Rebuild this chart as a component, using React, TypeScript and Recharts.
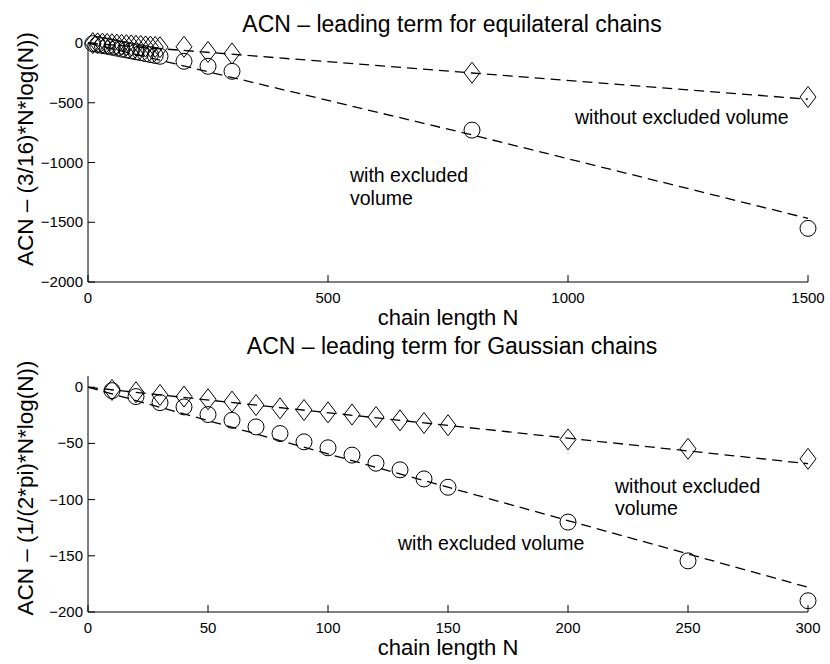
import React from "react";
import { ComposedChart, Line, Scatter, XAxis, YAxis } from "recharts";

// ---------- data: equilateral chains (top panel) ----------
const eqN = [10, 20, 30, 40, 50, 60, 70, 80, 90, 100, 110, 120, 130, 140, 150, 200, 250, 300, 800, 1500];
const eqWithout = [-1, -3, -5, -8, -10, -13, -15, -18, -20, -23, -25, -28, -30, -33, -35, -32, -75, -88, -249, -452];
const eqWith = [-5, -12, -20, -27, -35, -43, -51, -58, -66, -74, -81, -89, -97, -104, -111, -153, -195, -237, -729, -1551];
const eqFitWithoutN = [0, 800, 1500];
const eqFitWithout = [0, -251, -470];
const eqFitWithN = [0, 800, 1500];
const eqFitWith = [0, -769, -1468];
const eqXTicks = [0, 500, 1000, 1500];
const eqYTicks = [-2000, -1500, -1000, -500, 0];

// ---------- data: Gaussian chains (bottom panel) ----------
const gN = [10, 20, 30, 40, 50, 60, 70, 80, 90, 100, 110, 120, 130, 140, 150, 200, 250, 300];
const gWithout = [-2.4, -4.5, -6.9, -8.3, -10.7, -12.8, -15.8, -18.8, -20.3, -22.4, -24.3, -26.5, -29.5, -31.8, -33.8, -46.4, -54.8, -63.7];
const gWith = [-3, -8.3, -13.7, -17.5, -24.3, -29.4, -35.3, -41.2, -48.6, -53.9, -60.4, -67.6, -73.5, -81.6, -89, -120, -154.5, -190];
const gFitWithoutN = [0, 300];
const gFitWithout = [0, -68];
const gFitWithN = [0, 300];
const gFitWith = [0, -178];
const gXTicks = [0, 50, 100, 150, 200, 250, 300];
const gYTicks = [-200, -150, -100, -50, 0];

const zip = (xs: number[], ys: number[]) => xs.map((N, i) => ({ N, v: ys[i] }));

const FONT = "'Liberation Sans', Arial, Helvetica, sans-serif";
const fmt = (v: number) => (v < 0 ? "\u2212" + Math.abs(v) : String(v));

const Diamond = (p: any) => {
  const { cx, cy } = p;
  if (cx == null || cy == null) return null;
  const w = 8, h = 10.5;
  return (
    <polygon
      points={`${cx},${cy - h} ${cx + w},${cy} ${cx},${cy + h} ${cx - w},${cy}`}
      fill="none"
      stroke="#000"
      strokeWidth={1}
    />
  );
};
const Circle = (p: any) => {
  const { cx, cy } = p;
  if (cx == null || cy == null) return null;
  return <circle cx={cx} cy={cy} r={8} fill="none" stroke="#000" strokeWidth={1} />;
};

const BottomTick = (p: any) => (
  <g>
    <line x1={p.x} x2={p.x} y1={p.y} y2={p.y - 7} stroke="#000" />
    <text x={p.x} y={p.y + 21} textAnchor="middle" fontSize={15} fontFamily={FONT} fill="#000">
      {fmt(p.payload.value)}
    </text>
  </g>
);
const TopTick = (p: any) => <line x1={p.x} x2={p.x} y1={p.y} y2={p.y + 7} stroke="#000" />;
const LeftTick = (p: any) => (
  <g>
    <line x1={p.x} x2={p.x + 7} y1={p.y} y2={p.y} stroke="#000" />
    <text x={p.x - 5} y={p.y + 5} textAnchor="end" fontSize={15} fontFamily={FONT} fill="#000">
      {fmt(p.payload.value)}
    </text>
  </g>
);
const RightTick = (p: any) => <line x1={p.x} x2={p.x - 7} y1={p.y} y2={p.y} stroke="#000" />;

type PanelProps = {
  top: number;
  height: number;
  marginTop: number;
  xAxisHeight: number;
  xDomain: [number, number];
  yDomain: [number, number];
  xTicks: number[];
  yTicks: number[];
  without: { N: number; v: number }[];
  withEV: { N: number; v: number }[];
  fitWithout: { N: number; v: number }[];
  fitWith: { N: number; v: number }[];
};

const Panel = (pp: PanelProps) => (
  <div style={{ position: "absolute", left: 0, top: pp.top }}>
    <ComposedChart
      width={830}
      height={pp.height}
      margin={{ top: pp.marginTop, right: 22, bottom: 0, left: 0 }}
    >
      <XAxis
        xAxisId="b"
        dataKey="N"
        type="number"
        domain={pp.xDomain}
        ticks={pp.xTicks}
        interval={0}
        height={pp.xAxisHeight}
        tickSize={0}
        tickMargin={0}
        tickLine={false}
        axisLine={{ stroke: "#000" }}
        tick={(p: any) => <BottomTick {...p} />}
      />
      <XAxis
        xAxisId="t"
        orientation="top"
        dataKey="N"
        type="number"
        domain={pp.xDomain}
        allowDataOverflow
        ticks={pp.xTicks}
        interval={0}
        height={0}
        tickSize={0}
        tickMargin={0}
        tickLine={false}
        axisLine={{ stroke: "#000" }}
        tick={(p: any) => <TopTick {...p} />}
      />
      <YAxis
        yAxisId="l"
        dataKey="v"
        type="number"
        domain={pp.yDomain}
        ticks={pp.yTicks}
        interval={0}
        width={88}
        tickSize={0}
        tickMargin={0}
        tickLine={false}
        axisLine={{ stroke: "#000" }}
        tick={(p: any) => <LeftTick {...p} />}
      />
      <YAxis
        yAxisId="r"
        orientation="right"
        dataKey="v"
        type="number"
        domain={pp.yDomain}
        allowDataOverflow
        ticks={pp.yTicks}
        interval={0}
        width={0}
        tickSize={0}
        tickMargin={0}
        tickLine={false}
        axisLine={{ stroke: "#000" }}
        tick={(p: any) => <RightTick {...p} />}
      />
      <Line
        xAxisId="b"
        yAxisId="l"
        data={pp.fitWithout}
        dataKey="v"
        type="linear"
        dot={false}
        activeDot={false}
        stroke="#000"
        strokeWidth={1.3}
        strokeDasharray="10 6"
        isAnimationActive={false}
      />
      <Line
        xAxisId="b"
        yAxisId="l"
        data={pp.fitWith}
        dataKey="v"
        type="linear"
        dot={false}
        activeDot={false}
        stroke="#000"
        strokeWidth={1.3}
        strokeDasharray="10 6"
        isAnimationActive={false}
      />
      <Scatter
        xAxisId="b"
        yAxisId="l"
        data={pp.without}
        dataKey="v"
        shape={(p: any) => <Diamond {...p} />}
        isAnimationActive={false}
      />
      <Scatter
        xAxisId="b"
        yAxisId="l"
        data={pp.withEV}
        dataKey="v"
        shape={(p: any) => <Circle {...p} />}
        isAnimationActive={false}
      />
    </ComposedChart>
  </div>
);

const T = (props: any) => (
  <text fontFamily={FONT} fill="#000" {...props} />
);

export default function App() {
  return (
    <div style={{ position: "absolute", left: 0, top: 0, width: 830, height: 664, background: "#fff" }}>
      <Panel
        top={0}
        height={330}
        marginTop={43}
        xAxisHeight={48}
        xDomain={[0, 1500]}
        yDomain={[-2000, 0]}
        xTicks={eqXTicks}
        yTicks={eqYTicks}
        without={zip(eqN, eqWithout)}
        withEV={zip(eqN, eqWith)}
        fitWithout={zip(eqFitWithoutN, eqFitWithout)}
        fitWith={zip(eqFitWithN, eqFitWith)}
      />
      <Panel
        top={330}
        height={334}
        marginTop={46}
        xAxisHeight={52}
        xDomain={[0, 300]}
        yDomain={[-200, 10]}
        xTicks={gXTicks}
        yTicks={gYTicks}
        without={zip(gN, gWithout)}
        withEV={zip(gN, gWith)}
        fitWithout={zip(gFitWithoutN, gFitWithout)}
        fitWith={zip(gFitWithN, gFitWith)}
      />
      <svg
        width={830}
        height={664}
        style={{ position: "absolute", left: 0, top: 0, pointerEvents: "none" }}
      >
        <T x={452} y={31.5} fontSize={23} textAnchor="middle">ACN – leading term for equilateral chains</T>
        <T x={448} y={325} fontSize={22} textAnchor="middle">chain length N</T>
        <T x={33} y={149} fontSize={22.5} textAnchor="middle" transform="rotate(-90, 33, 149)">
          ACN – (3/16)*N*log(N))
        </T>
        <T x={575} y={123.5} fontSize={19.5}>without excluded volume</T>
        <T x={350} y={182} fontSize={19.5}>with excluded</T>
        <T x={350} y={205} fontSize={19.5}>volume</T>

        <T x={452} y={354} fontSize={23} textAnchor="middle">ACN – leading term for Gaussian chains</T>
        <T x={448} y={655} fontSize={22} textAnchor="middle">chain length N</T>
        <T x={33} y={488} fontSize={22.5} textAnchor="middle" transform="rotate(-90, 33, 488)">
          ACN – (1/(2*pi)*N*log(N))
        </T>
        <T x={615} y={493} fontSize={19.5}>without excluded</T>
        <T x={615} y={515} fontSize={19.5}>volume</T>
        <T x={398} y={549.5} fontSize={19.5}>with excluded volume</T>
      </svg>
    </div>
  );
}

※

[Task]
Say how many lines of the data hold the string "React". Reply with the number alone.

[Output of the exercise]
2